### Objective:
Skip the pictures and repeat each line of the data exactly.

### Given data:

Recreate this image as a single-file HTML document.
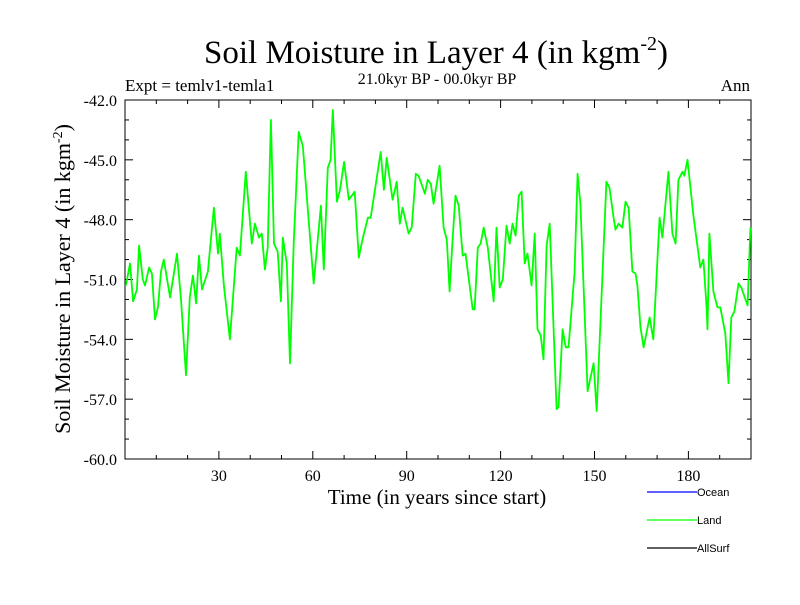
<!DOCTYPE html>
<html><head><meta charset="utf-8"><style>
body{margin:0;background:#fff;width:800px;height:600px;overflow:hidden}
svg text{font-family:"Liberation Serif",serif;fill:#000}
</style></head><body>
<svg id="chart" width="800" height="600" xmlns="http://www.w3.org/2000/svg">
<text x="436" y="63" font-size="33" text-anchor="middle">Soil Moisture in Layer 4 (in kgm<tspan font-size="20" dy="-13">-2</tspan><tspan dy="13">)</tspan></text>
<text x="125" y="91" font-size="17">Expt = temlv1-temla1</text>
<text x="437" y="84" font-size="16" text-anchor="middle">21.0kyr BP - 00.0kyr BP</text>
<text x="750" y="91" font-size="17" text-anchor="end">Ann</text>
<text x="437" y="504" font-size="21" text-anchor="middle">Time (in years since start)</text>
<text transform="translate(70,279) rotate(-90)" font-size="22" text-anchor="middle">Soil Moisture in Layer 4 (in kgm<tspan font-size="14" dy="-8">-2</tspan><tspan dy="8">)</tspan></text>
<g id="axes"></g>
<g id="series"></g>
<g>
<line x1="647" y1="492" x2="697" y2="492" stroke="#0000ff" stroke-width="1.3"/>
<text x="697" y="496" font-size="11" style="font-family:'Liberation Sans',sans-serif">Ocean</text>
<line x1="647" y1="520" x2="697" y2="520" stroke="#00ff00" stroke-width="1.3"/>
<text x="697" y="524" font-size="11" style="font-family:'Liberation Sans',sans-serif">Land</text>
<line x1="647" y1="548" x2="697" y2="548" stroke="#000" stroke-width="1.3"/>
<text x="697" y="552" font-size="11" style="font-family:'Liberation Sans',sans-serif">AllSurf</text>
</g>
</svg>
<script>
const years=[0.3,1.6,2.6,3.8,4.5,5.7,6.4,7.7,8.6,9.6,10.5,11.5,12.4,14.4,16.6,17.9,19.5,20.7,21.7,22.7,23.6,24.6,26.5,28.4,29.7,30.3,31.6,33.5,35.7,36.7,38.6,40.5,41.5,42.8,43.7,44.7,45.6,46.6,47.6,48.8,49.8,50.4,51.7,52.7,53.9,55.5,56.8,60.3,62.6,63.5,64.8,65.7,66.4,67.7,68.7,70.0,71.5,73.4,74.7,76.0,77.6,78.5,81.7,82.7,83.6,85.5,86.8,87.8,88.7,90.6,91.6,92.9,93.8,95.8,96.7,97.7,98.6,100.5,101.8,102.8,103.7,104.7,105.6,106.6,107.9,108.8,111.1,111.7,112.7,113.6,114.6,115.9,117.8,118.7,119.7,120.7,121.9,122.9,123.8,124.8,125.8,126.7,127.7,128.6,129.9,130.9,131.8,132.8,133.7,134.7,135.7,137.9,138.5,139.8,140.8,141.7,143.6,144.6,145.5,147.8,149.7,150.7,153.8,154.8,156.1,156.7,157.7,158.9,159.9,160.9,162.1,163.1,163.7,164.7,165.7,167.6,168.8,170.8,171.7,173.6,174.9,175.9,176.8,178.1,178.7,179.7,181.6,183.8,184.8,185.8,186.1,186.7,188.0,189.3,190.2,191.8,192.8,193.7,194.7,196.0,196.9,198.9,199.8];
const landValues=[-51.3,-50.2,-52.1,-51.5,-49.3,-51.0,-51.3,-50.4,-50.7,-53.0,-52.4,-50.6,-50.0,-51.9,-49.7,-52.0,-55.8,-51.9,-50.8,-52.2,-49.8,-51.5,-50.6,-47.4,-49.7,-48.7,-51.3,-54.0,-49.4,-49.8,-45.6,-49.2,-48.2,-48.9,-48.7,-50.5,-49.4,-43.0,-49.2,-49.6,-52.1,-48.9,-50.2,-55.2,-49.2,-43.6,-44.3,-51.2,-47.3,-50.5,-45.4,-45.0,-42.5,-47.1,-46.5,-45.1,-47.0,-46.6,-49.9,-48.9,-47.9,-47.9,-44.6,-46.5,-44.9,-47.0,-46.1,-48.2,-47.4,-48.7,-48.4,-45.7,-45.8,-46.7,-46.0,-46.2,-47.2,-45.3,-48.4,-49.0,-51.6,-48.9,-46.8,-47.3,-49.8,-49.7,-52.5,-52.5,-49.4,-49.2,-48.4,-49.4,-52.1,-48.4,-51.4,-51.0,-48.3,-49.2,-48.2,-48.8,-46.8,-46.6,-50.2,-49.7,-51.3,-48.7,-53.5,-53.8,-55.0,-49.3,-48.2,-57.5,-57.4,-53.5,-54.4,-54.4,-50.7,-45.7,-47.2,-56.6,-55.2,-57.6,-46.1,-46.4,-47.9,-48.5,-48.2,-48.4,-47.1,-47.4,-50.6,-50.7,-51.3,-53.4,-54.4,-52.9,-54.0,-47.9,-48.9,-45.6,-48.7,-49.2,-46.0,-45.6,-45.8,-45.0,-47.8,-50.4,-50.0,-52.4,-53.5,-48.7,-51.6,-52.4,-52.4,-53.7,-56.2,-52.9,-52.6,-51.2,-51.4,-52.3,-48.4];
const xTickValues=[30,60,90,120,150,180];
const yTickLabels=["-42.0","-45.0","-48.0","-51.0","-54.0","-57.0","-60.0"];

const L=125,R=751,T=100,B=459,XMIN=0,XMAX=200,YMIN=-60,YMAX=-42;
const sx=v=>L+(v-XMIN)/(XMAX-XMIN)*(R-L);
const sy=v=>B-(v-YMIN)/(YMAX-YMIN)*(B-T);
const NS="http://www.w3.org/2000/svg";
const axes=document.getElementById('axes');
function mk(tag,attrs,parent){const e=document.createElementNS(NS,tag);for(const k in attrs)e.setAttribute(k,attrs[k]);parent.appendChild(e);return e;}
const frame=mk('rect',{x:L,y:T,width:R-L,height:B-T,fill:'none',stroke:'#000','stroke-width':1},axes);


for(let v=10;v<XMAX;v+=10){const major=v%30===0;const len=major?8:4;
 const t1=mk('line',{x1:sx(v),x2:sx(v),y1:B,y2:B-len,stroke:'#000'},axes);
 
 
 const t2=mk('line',{x1:sx(v),x2:sx(v),y1:T,y2:T+len,stroke:'#000'},axes);
 
 }
xTickValues.forEach(v=>{const t=mk('text',{x:sx(v),y:B+22,'font-size':16,'text-anchor':'middle'},axes);t.textContent=v;
 
 });
for(let v=YMIN+1;v<YMAX;v+=1){const major=(v-YMIN)%3===0;const len=major?8:4;
 const t1=mk('line',{x1:L,x2:L+len,y1:sy(v),y2:sy(v),stroke:'#000'},axes);
 
 
 const t2=mk('line',{x1:R,x2:R-len,y1:sy(v),y2:sy(v),stroke:'#000'},axes);
 
 }
yTickLabels.forEach(s=>{const t=mk('text',{x:117,y:sy(parseFloat(s))+6,'font-size':16,'text-anchor':'end'},axes);t.textContent=s;
 
 });
const d=years.map((y,i)=>(i?'L':'M')+sx(y).toFixed(1)+','+sy(landValues[i]).toFixed(1)).join('');
const line=mk('path',{d:d,fill:'none',stroke:'#00ff00','stroke-width':1.8,'stroke-linejoin':'round'},document.getElementById('series'));


</script>
</body></html>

### The response:
Recreate this image as a single-file HTML document.
<!DOCTYPE html>
<html><head><meta charset="utf-8"><style>
body{margin:0;background:#fff;width:800px;height:600px;overflow:hidden}
svg text{font-family:"Liberation Serif",serif;fill:#000}
</style></head><body>
<svg id="chart" width="800" height="600" xmlns="http://www.w3.org/2000/svg">
<text x="436" y="63" font-size="33" text-anchor="middle">Soil Moisture in Layer 4 (in kgm<tspan font-size="20" dy="-13">-2</tspan><tspan dy="13">)</tspan></text>
<text x="125" y="91" font-size="17">Expt = temlv1-temla1</text>
<text x="437" y="84" font-size="16" text-anchor="middle">21.0kyr BP - 00.0kyr BP</text>
<text x="750" y="91" font-size="17" text-anchor="end">Ann</text>
<text x="437" y="504" font-size="21" text-anchor="middle">Time (in years since start)</text>
<text transform="translate(70,279) rotate(-90)" font-size="22" text-anchor="middle">Soil Moisture in Layer 4 (in kgm<tspan font-size="14" dy="-8">-2</tspan><tspan dy="8">)</tspan></text>
<g id="axes"></g>
<g id="series"></g>
<g>
<line x1="647" y1="492" x2="697" y2="492" stroke="#0000ff" stroke-width="1.3"/>
<text x="697" y="496" font-size="11" style="font-family:'Liberation Sans',sans-serif">Ocean</text>
<line x1="647" y1="520" x2="697" y2="520" stroke="#00ff00" stroke-width="1.3"/>
<text x="697" y="524" font-size="11" style="font-family:'Liberation Sans',sans-serif">Land</text>
<line x1="647" y1="548" x2="697" y2="548" stroke="#000" stroke-width="1.3"/>
<text x="697" y="552" font-size="11" style="font-family:'Liberation Sans',sans-serif">AllSurf</text>
</g>
</svg>
<script>
const years=[0.3,1.6,2.6,3.8,4.5,5.7,6.4,7.7,8.6,9.6,10.5,11.5,12.4,14.4,16.6,17.9,19.5,20.7,21.7,22.7,23.6,24.6,26.5,28.4,29.7,30.3,31.6,33.5,35.7,36.7,38.6,40.5,41.5,42.8,43.7,44.7,45.6,46.6,47.6,48.8,49.8,50.4,51.7,52.7,53.9,55.5,56.8,60.3,62.6,63.5,64.8,65.7,66.4,67.7,68.7,70.0,71.5,73.4,74.7,76.0,77.6,78.5,81.7,82.7,83.6,85.5,86.8,87.8,88.7,90.6,91.6,92.9,93.8,95.8,96.7,97.7,98.6,100.5,101.8,102.8,103.7,104.7,105.6,106.6,107.9,108.8,111.1,111.7,112.7,113.6,114.6,115.9,117.8,118.7,119.7,120.7,121.9,122.9,123.8,124.8,125.8,126.7,127.7,128.6,129.9,130.9,131.8,132.8,133.7,134.7,135.7,137.9,138.5,139.8,140.8,141.7,143.6,144.6,145.5,147.8,149.7,150.7,153.8,154.8,156.1,156.7,157.7,158.9,159.9,160.9,162.1,163.1,163.7,164.7,165.7,167.6,168.8,170.8,171.7,173.6,174.9,175.9,176.8,178.1,178.7,179.7,181.6,183.8,184.8,185.8,186.1,186.7,188.0,189.3,190.2,191.8,192.8,193.7,194.7,196.0,196.9,198.9,199.8];
const landValues=[-51.3,-50.2,-52.1,-51.5,-49.3,-51.0,-51.3,-50.4,-50.7,-53.0,-52.4,-50.6,-50.0,-51.9,-49.7,-52.0,-55.8,-51.9,-50.8,-52.2,-49.8,-51.5,-50.6,-47.4,-49.7,-48.7,-51.3,-54.0,-49.4,-49.8,-45.6,-49.2,-48.2,-48.9,-48.7,-50.5,-49.4,-43.0,-49.2,-49.6,-52.1,-48.9,-50.2,-55.2,-49.2,-43.6,-44.3,-51.2,-47.3,-50.5,-45.4,-45.0,-42.5,-47.1,-46.5,-45.1,-47.0,-46.6,-49.9,-48.9,-47.9,-47.9,-44.6,-46.5,-44.9,-47.0,-46.1,-48.2,-47.4,-48.7,-48.4,-45.7,-45.8,-46.7,-46.0,-46.2,-47.2,-45.3,-48.4,-49.0,-51.6,-48.9,-46.8,-47.3,-49.8,-49.7,-52.5,-52.5,-49.4,-49.2,-48.4,-49.4,-52.1,-48.4,-51.4,-51.0,-48.3,-49.2,-48.2,-48.8,-46.8,-46.6,-50.2,-49.7,-51.3,-48.7,-53.5,-53.8,-55.0,-49.3,-48.2,-57.5,-57.4,-53.5,-54.4,-54.4,-50.7,-45.7,-47.2,-56.6,-55.2,-57.6,-46.1,-46.4,-47.9,-48.5,-48.2,-48.4,-47.1,-47.4,-50.6,-50.7,-51.3,-53.4,-54.4,-52.9,-54.0,-47.9,-48.9,-45.6,-48.7,-49.2,-46.0,-45.6,-45.8,-45.0,-47.8,-50.4,-50.0,-52.4,-53.5,-48.7,-51.6,-52.4,-52.4,-53.7,-56.2,-52.9,-52.6,-51.2,-51.4,-52.3,-48.4];
const xTickValues=[30,60,90,120,150,180];
const yTickLabels=["-42.0","-45.0","-48.0","-51.0","-54.0","-57.0","-60.0"];

const L=125,R=751,T=100,B=459,XMIN=0,XMAX=200,YMIN=-60,YMAX=-42;
const sx=v=>L+(v-XMIN)/(XMAX-XMIN)*(R-L);
const sy=v=>B-(v-YMIN)/(YMAX-YMIN)*(B-T);
const NS="http://www.w3.org/2000/svg";
const axes=document.getElementById('axes');
function mk(tag,attrs,parent){const e=document.createElementNS(NS,tag);for(const k in attrs)e.setAttribute(k,attrs[k]);parent.appendChild(e);return e;}
const frame=mk('rect',{x:L,y:T,width:R-L,height:B-T,fill:'none',stroke:'#000','stroke-width':1},axes);


for(let v=10;v<XMAX;v+=10){const major=v%30===0;const len=major?8:4;
 const t1=mk('line',{x1:sx(v),x2:sx(v),y1:B,y2:B-len,stroke:'#000'},axes);
 
 
 const t2=mk('line',{x1:sx(v),x2:sx(v),y1:T,y2:T+len,stroke:'#000'},axes);
 
 }
xTickValues.forEach(v=>{const t=mk('text',{x:sx(v),y:B+22,'font-size':16,'text-anchor':'middle'},axes);t.textContent=v;
 
 });
for(let v=YMIN+1;v<YMAX;v+=1){const major=(v-YMIN)%3===0;const len=major?8:4;
 const t1=mk('line',{x1:L,x2:L+len,y1:sy(v),y2:sy(v),stroke:'#000'},axes);
 
 
 const t2=mk('line',{x1:R,x2:R-len,y1:sy(v),y2:sy(v),stroke:'#000'},axes);
 
 }
yTickLabels.forEach(s=>{const t=mk('text',{x:117,y:sy(parseFloat(s))+6,'font-size':16,'text-anchor':'end'},axes);t.textContent=s;
 
 });
const d=years.map((y,i)=>(i?'L':'M')+sx(y).toFixed(1)+','+sy(landValues[i]).toFixed(1)).join('');
const line=mk('path',{d:d,fill:'none',stroke:'#00ff00','stroke-width':1.8,'stroke-linejoin':'round'},document.getElementById('series'));


</script>
</body></html>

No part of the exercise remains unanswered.